Rows
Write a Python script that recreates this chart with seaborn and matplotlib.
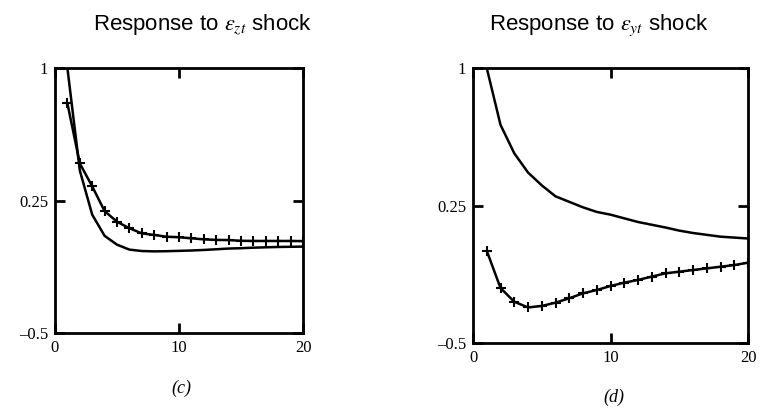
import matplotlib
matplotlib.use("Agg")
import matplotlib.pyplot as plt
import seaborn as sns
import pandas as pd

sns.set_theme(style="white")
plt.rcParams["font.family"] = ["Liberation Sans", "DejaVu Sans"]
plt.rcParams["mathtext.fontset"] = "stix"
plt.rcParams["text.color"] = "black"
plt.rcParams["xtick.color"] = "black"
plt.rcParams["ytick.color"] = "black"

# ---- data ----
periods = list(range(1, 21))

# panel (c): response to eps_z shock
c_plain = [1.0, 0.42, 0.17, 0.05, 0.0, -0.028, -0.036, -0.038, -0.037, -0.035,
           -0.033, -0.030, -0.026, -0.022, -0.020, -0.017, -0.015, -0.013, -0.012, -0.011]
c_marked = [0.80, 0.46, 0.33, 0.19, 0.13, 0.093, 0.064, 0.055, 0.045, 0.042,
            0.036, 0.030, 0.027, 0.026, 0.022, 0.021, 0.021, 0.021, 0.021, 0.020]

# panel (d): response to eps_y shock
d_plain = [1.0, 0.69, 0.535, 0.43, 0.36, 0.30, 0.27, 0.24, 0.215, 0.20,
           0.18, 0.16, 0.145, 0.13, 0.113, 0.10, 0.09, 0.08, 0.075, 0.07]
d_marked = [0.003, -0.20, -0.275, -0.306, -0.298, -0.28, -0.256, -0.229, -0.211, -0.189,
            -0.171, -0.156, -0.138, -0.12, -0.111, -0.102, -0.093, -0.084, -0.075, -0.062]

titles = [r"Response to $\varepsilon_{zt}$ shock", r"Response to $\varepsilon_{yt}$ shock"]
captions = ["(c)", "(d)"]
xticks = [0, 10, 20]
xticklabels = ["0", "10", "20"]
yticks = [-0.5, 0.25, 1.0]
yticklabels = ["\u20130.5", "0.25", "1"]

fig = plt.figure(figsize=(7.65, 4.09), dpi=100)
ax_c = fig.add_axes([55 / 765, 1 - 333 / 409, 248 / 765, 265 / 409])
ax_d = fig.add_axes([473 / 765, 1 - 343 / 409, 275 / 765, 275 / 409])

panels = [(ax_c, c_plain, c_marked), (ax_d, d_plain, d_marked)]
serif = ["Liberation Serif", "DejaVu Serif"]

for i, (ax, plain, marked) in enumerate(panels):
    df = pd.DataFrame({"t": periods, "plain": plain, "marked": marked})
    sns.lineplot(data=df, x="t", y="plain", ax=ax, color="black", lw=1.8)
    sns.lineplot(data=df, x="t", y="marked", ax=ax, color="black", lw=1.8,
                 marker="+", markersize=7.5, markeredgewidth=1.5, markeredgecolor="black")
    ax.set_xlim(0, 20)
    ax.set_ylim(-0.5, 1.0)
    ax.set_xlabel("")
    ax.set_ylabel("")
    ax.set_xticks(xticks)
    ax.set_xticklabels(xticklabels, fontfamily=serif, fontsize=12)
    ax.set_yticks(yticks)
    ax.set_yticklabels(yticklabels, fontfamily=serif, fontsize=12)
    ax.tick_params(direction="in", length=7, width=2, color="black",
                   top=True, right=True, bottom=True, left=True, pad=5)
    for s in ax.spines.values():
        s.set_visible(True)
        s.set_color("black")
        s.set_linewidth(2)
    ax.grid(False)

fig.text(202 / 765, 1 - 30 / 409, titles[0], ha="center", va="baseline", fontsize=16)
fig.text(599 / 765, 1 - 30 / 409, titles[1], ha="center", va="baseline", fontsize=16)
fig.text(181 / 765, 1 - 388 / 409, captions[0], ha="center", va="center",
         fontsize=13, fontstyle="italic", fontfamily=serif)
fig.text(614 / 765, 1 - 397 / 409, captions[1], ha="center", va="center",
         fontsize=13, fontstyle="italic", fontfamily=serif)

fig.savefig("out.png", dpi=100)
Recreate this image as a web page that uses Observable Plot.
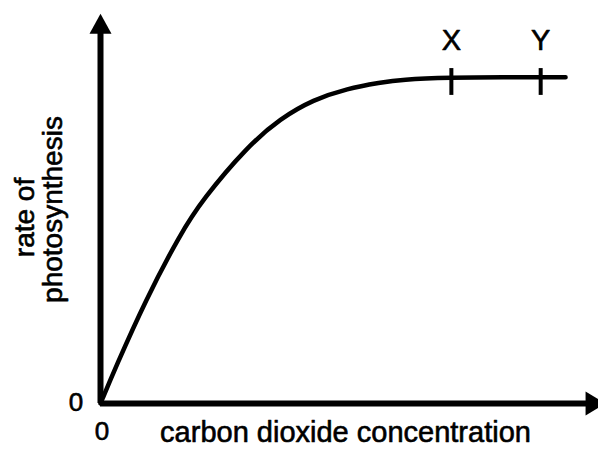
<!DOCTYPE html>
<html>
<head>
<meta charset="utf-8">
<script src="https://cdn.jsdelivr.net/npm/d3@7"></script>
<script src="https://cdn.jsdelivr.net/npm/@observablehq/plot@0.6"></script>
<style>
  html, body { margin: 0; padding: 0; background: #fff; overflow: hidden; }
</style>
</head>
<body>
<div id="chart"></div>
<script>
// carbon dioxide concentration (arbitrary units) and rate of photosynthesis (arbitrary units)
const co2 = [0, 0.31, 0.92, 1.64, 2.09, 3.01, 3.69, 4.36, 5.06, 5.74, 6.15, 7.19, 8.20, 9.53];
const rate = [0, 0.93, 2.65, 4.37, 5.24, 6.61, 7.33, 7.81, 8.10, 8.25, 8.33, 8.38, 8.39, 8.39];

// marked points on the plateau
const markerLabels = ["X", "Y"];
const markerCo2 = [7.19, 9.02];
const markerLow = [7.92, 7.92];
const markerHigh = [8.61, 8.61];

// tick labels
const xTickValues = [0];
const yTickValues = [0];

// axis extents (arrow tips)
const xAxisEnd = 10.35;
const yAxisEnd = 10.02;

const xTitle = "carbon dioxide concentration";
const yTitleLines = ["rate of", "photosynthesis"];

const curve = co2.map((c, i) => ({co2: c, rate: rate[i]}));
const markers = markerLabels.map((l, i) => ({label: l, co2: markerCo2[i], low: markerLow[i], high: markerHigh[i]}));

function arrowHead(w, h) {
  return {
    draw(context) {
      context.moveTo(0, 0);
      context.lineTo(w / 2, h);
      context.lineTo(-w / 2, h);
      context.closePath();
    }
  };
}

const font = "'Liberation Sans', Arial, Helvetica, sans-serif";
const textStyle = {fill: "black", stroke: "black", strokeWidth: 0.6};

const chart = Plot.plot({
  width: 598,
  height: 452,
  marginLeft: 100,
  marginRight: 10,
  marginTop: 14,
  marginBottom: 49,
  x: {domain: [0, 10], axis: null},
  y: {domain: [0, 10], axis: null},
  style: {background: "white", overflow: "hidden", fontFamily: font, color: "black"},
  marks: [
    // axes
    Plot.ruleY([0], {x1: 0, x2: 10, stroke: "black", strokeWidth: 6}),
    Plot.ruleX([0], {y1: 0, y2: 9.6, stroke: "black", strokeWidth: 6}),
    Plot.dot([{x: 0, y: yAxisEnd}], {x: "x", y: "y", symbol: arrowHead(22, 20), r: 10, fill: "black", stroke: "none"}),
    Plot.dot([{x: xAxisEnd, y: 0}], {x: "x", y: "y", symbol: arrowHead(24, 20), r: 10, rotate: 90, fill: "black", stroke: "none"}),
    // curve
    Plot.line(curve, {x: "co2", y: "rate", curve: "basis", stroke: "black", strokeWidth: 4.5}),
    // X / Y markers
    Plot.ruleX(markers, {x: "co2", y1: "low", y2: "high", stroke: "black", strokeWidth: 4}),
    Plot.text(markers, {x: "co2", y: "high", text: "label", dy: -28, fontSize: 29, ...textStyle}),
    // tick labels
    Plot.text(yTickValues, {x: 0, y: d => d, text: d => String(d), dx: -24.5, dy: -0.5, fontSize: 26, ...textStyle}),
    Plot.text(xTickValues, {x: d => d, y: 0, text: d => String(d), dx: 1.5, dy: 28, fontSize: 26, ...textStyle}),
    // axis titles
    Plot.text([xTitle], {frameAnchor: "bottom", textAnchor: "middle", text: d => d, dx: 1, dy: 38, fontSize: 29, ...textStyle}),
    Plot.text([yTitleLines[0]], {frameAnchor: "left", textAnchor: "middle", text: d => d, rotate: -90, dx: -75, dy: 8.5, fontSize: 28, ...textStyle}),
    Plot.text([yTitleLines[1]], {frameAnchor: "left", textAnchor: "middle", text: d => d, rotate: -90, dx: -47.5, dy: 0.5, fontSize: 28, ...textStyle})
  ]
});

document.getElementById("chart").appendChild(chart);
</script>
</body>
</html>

Objective
Can you repeat every record above exactly, apart from the pictures?

Solution for this exercise
Write a Python script that recreates this chart with seaborn and matplotlib.
import matplotlib
matplotlib.use("Agg")
import matplotlib.pyplot as plt
import seaborn as sns
import pandas as pd

sns.set_theme(style="white")
plt.rcParams["font.family"] = ["Liberation Sans", "DejaVu Sans"]
plt.rcParams["mathtext.fontset"] = "stix"
plt.rcParams["text.color"] = "black"
plt.rcParams["xtick.color"] = "black"
plt.rcParams["ytick.color"] = "black"

# ---- data ----
periods = list(range(1, 21))

# panel (c): response to eps_z shock
c_plain = [1.0, 0.42, 0.17, 0.05, 0.0, -0.028, -0.036, -0.038, -0.037, -0.035,
           -0.033, -0.030, -0.026, -0.022, -0.020, -0.017, -0.015, -0.013, -0.012, -0.011]
c_marked = [0.80, 0.46, 0.33, 0.19, 0.13, 0.093, 0.064, 0.055, 0.045, 0.042,
            0.036, 0.030, 0.027, 0.026, 0.022, 0.021, 0.021, 0.021, 0.021, 0.020]

# panel (d): response to eps_y shock
d_plain = [1.0, 0.69, 0.535, 0.43, 0.36, 0.30, 0.27, 0.24, 0.215, 0.20,
           0.18, 0.16, 0.145, 0.13, 0.113, 0.10, 0.09, 0.08, 0.075, 0.07]
d_marked = [0.003, -0.20, -0.275, -0.306, -0.298, -0.28, -0.256, -0.229, -0.211, -0.189,
            -0.171, -0.156, -0.138, -0.12, -0.111, -0.102, -0.093, -0.084, -0.075, -0.062]

titles = [r"Response to $\varepsilon_{zt}$ shock", r"Response to $\varepsilon_{yt}$ shock"]
captions = ["(c)", "(d)"]
xticks = [0, 10, 20]
xticklabels = ["0", "10", "20"]
yticks = [-0.5, 0.25, 1.0]
yticklabels = ["\u20130.5", "0.25", "1"]

fig = plt.figure(figsize=(7.65, 4.09), dpi=100)
ax_c = fig.add_axes([55 / 765, 1 - 333 / 409, 248 / 765, 265 / 409])
ax_d = fig.add_axes([473 / 765, 1 - 343 / 409, 275 / 765, 275 / 409])

panels = [(ax_c, c_plain, c_marked), (ax_d, d_plain, d_marked)]
serif = ["Liberation Serif", "DejaVu Serif"]

for i, (ax, plain, marked) in enumerate(panels):
    df = pd.DataFrame({"t": periods, "plain": plain, "marked": marked})
    sns.lineplot(data=df, x="t", y="plain", ax=ax, color="black", lw=1.8)
    sns.lineplot(data=df, x="t", y="marked", ax=ax, color="black", lw=1.8,
                 marker="+", markersize=7.5, markeredgewidth=1.5, markeredgecolor="black")
    ax.set_xlim(0, 20)
    ax.set_ylim(-0.5, 1.0)
    ax.set_xlabel("")
    ax.set_ylabel("")
    ax.set_xticks(xticks)
    ax.set_xticklabels(xticklabels, fontfamily=serif, fontsize=12)
    ax.set_yticks(yticks)
    ax.set_yticklabels(yticklabels, fontfamily=serif, fontsize=12)
    ax.tick_params(direction="in", length=7, width=2, color="black",
                   top=True, right=True, bottom=True, left=True, pad=5)
    for s in ax.spines.values():
        s.set_visible(True)
        s.set_color("black")
        s.set_linewidth(2)
    ax.grid(False)

fig.text(202 / 765, 1 - 30 / 409, titles[0], ha="center", va="baseline", fontsize=16)
fig.text(599 / 765, 1 - 30 / 409, titles[1], ha="center", va="baseline", fontsize=16)
fig.text(181 / 765, 1 - 388 / 409, captions[0], ha="center", va="center",
         fontsize=13, fontstyle="italic", fontfamily=serif)
fig.text(614 / 765, 1 - 397 / 409, captions[1], ha="center", va="center",
         fontsize=13, fontstyle="italic", fontfamily=serif)

fig.savefig("out.png", dpi=100)
Recreate this image as a web page that uses Observable Plot.
<!DOCTYPE html>
<html>
<head>
<meta charset="utf-8">
<script src="https://cdn.jsdelivr.net/npm/d3@7"></script>
<script src="https://cdn.jsdelivr.net/npm/@observablehq/plot@0.6"></script>
<style>
  html, body { margin: 0; padding: 0; background: #fff; overflow: hidden; }
</style>
</head>
<body>
<div id="chart"></div>
<script>
// carbon dioxide concentration (arbitrary units) and rate of photosynthesis (arbitrary units)
const co2 = [0, 0.31, 0.92, 1.64, 2.09, 3.01, 3.69, 4.36, 5.06, 5.74, 6.15, 7.19, 8.20, 9.53];
const rate = [0, 0.93, 2.65, 4.37, 5.24, 6.61, 7.33, 7.81, 8.10, 8.25, 8.33, 8.38, 8.39, 8.39];

// marked points on the plateau
const markerLabels = ["X", "Y"];
const markerCo2 = [7.19, 9.02];
const markerLow = [7.92, 7.92];
const markerHigh = [8.61, 8.61];

// tick labels
const xTickValues = [0];
const yTickValues = [0];

// axis extents (arrow tips)
const xAxisEnd = 10.35;
const yAxisEnd = 10.02;

const xTitle = "carbon dioxide concentration";
const yTitleLines = ["rate of", "photosynthesis"];

const curve = co2.map((c, i) => ({co2: c, rate: rate[i]}));
const markers = markerLabels.map((l, i) => ({label: l, co2: markerCo2[i], low: markerLow[i], high: markerHigh[i]}));

function arrowHead(w, h) {
  return {
    draw(context) {
      context.moveTo(0, 0);
      context.lineTo(w / 2, h);
      context.lineTo(-w / 2, h);
      context.closePath();
    }
  };
}

const font = "'Liberation Sans', Arial, Helvetica, sans-serif";
const textStyle = {fill: "black", stroke: "black", strokeWidth: 0.6};

const chart = Plot.plot({
  width: 598,
  height: 452,
  marginLeft: 100,
  marginRight: 10,
  marginTop: 14,
  marginBottom: 49,
  x: {domain: [0, 10], axis: null},
  y: {domain: [0, 10], axis: null},
  style: {background: "white", overflow: "hidden", fontFamily: font, color: "black"},
  marks: [
    // axes
    Plot.ruleY([0], {x1: 0, x2: 10, stroke: "black", strokeWidth: 6}),
    Plot.ruleX([0], {y1: 0, y2: 9.6, stroke: "black", strokeWidth: 6}),
    Plot.dot([{x: 0, y: yAxisEnd}], {x: "x", y: "y", symbol: arrowHead(22, 20), r: 10, fill: "black", stroke: "none"}),
    Plot.dot([{x: xAxisEnd, y: 0}], {x: "x", y: "y", symbol: arrowHead(24, 20), r: 10, rotate: 90, fill: "black", stroke: "none"}),
    // curve
    Plot.line(curve, {x: "co2", y: "rate", curve: "basis", stroke: "black", strokeWidth: 4.5}),
    // X / Y markers
    Plot.ruleX(markers, {x: "co2", y1: "low", y2: "high", stroke: "black", strokeWidth: 4}),
    Plot.text(markers, {x: "co2", y: "high", text: "label", dy: -28, fontSize: 29, ...textStyle}),
    // tick labels
    Plot.text(yTickValues, {x: 0, y: d => d, text: d => String(d), dx: -24.5, dy: -0.5, fontSize: 26, ...textStyle}),
    Plot.text(xTickValues, {x: d => d, y: 0, text: d => String(d), dx: 1.5, dy: 28, fontSize: 26, ...textStyle}),
    // axis titles
    Plot.text([xTitle], {frameAnchor: "bottom", textAnchor: "middle", text: d => d, dx: 1, dy: 38, fontSize: 29, ...textStyle}),
    Plot.text([yTitleLines[0]], {frameAnchor: "left", textAnchor: "middle", text: d => d, rotate: -90, dx: -75, dy: 8.5, fontSize: 28, ...textStyle}),
    Plot.text([yTitleLines[1]], {frameAnchor: "left", textAnchor: "middle", text: d => d, rotate: -90, dx: -47.5, dy: 0.5, fontSize: 28, ...textStyle})
  ]
});

document.getElementById("chart").appendChild(chart);
</script>
</body>
</html>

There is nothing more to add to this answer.